Common Ion Effect on Solubility
What is the effect on the amount of solid Mg(OH)2 and the concentrations of Mg2+ and OH when each of the following are added to a saturated solution of Mg(OH)2?

(a) MgCl2

(b) KOH

(c) NaNO3

(d) Mg(OH)2

Solution
The solubility equilibrium is

$$Mg(OH)_2(s)⇌Mg^{2+}(aq)+2OH^-(aq)$$

(a) Adding a common ion, Mg2+, will increase the concentration of this ion and shift the solubility equilibrium to the left, decreasing the concentration of hydroxide ion and increasing the amount of undissolved magnesium hydroxide.

(b) Adding a common ion, OH, will increase the concentration of this ion and shift the solubility equilibrium to the left, decreasing the concentration of magnesium ion and increasing the amount of undissolved magnesium hydroxide.

(c) The added compound does not contain a common ion, and no effect on the magnesium hydroxide solubility equilibrium is expected.
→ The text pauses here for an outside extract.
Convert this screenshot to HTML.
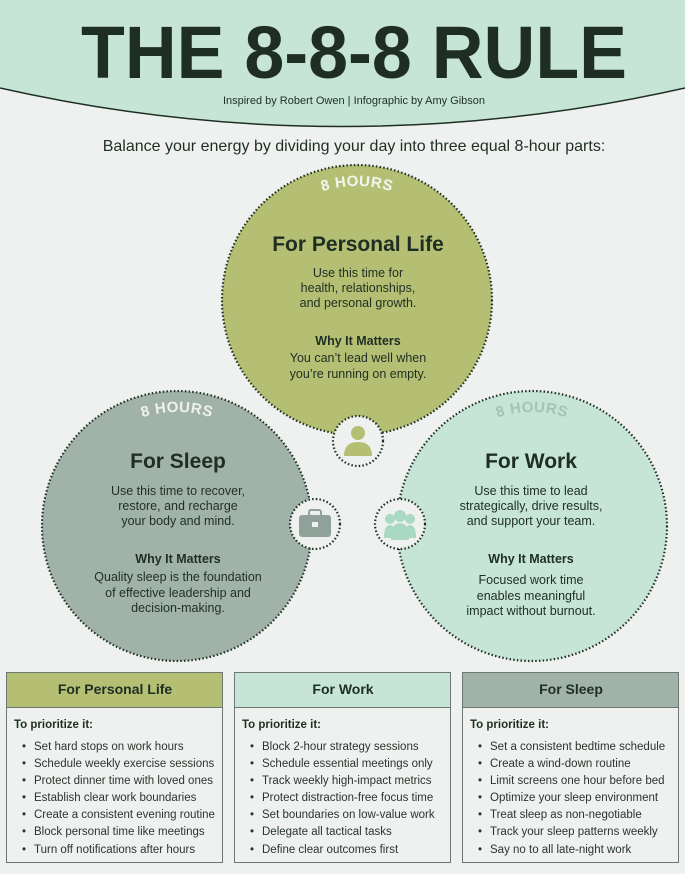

(d) Adding more solid magnesium hydroxide will increase the amount of undissolved compound in the mixture. The solution is already saturated, though, so the concentrations of dissolved magnesium and hydroxide ions will remain the same.

$$Q=[Mg^{2+}][OH^-]^2$$

Thus, changing the amount of solid magnesium hydroxide in the mixture has no effect on the value of Q, and no shift is required to restore Q to the value of the equilibrium constant.

Check Your Learning
What is the effect on the amount of solid NiCO3 and the concentrations of Ni2+ and $CO_3^{2-}$ when each of the following are added to a saturated solution of NiCO3

(a) Ni(NO3)2

(b) KClO4

(c) NiCO3

(d) K2CO3

Answer:

(a) mass of NiCO3(s) increases, [Ni2+] increases,$[CO_3^{2-}]$ decreases; (b) no appreciable effect; (c) no effect except to increase the amount of solid NiCO3; (d) mass of NiCO3(s) increases, [Ni2+] decreases,$[CO_3^{2-}]$ increases.

Common Ion Effect
Calculate the molar solubility of cadmium sulfide (CdS) in a 0.010-M solution of cadmium bromide (CdBr2). The Ksp of CdS is $1.0×10^{-28}$.

Solution
This calculation can be performed using the ICE approach:

$$CdS(s)⇌Cd^{2+}(aq)+S^{2-}(aq)$$
$$K_{sp}=[Cd^{2+}][S^{2-}]=1.0×10^{-28}$$ $$(0.010+x)(x)=1.0×10^{-28}$$

Because Ksp is very small, assume x << 0.010 and solve the simplified equation for x:

$$(0.010)(x)=1.0×10^{-28}$$ $$x=1.0×10^{-26}\;M$$

The molar solubility of CdS in this solution is $1.0×10^{-26}\;M$.

Check Your Learning
Calculate the molar solubility of aluminum hydroxide, Al(OH)3, in a 0.015-M solution of aluminum nitrate, Al(NO3)3. The Ksp of Al(OH)3 is $2×10^{-32}$.

Answer:

$4×10^{-11}\;M$